Florence seems none the worse for her adventure, and is all better from her breathing trouble too. I don’t know what happened, but all four of them have been unusually agitated since Tuesday, and they all keep staring at that corner of the field.

All I know is that we are very lucky to still have Florencd.

The Shed of Doom!😱

I don’t know if it’s because I’m turning into a grumpy old moo, or if it’s a blindy thing, but I’m finding it increasingly difficult to cope with disorganisation and chaos. Surprising really, as anyone who knows me well would never describe me as tidy or well organised. The exact opposite in fact! I am finding it increasingly tedious, not to say stressful, wasting time searching around for things that aren’t where I think they are. For most people, all it takes to find something they are looking for, that they aren’t sure where they left, or that someone has ‘helpfully’ moved, is a quick visual scan. For me it’s the full on fingertip search. I shudder to think how many years of my life have been used up by the simple act of searching around for things that are hidden in plain sight!. This was always a real challenge while keeping horses at livery, or on someone else’s yard. . Over the years I’ve experienced everything from the basic not enough space at the yard, so tack and equipment has to be carried to and fro, through other people “borrowing ‘ stuff, only for it to disappear , never to be seem again, or to mysteriously reappear in it’s rightful place anything up to a year later, filthy and/or broken, to having hens raise their chicks in my bedding! This is why, when I came here, I was really looking forward to having my own, spacious, well organised, tack room. Every thing to hand near the stables, no fetching and carrying, no borrowers, no hens! A place for everything and everything in it’s place.

So far it hasn’t happened like that.

Now that Breeze has joined us, I have had to relinquish the 12 X 12 unit that was always meant to be my tack room once and for all. Florence did live in there last winter, but I really thought I had it back and could get sorted. Suddenly though I’m back to square one!

So, to overcome this problem we bought a shed. A cheap, flimsy, 10 x6 garden shed. It’s all we could afford, and all we have space for. . If ever a building was inherently malevolent, it’s this shed of doom! It was described as quick and easy to erect. The shed has other ideas! 1. The floor is so weak that it bent and wobbled really badly under the feet of our 9 y.o. next door neighbour. There was no way it was going to hold all I need to keep on it., let alone Hal and I, AKA Mr & Mrs Bloater walking around on it. So Hal reinforced it with decking timber.

2. The newly reinforced floor is now too heavy for us to lift! We had to recruit back up to help us get it into position.

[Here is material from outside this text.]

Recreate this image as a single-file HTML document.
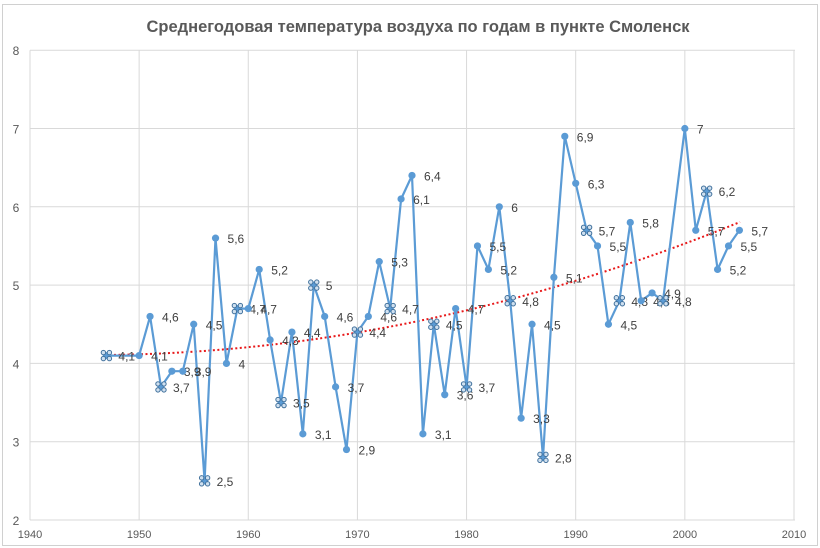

3. When we began to put it up, the wind got up to such a strength that no sooner was a wall up, than it was straight back down again! Also, while I was desperately trying not to become the record holder for the longest flight powered only by a panel of Feather Edge, that I realised exactly how low the roof was going to be!

4. So Hal has put a frame around the base to raise the so that, all of 5ft 3, me won’t keep banging my head!

5. So finally the walls are up, and the roof is on. Now for the roofing felt. 2 days, and near hypothermia later, it was finally on. What a p palaver!

6. Of course, because the walls had been raised, the doors have to be extended! Then, in the shed’s final attempt at thwaughting us, the doors were too wide and wouldn’t shut! Cue the planer and sand paper.

The shed arrived on 13th September. Was that an omen? We started trying to build it on 17th. We finally got the doors on yesterday, 3rd October!

I am about to embark on a massive game of, how many things can you fit in a matchbox.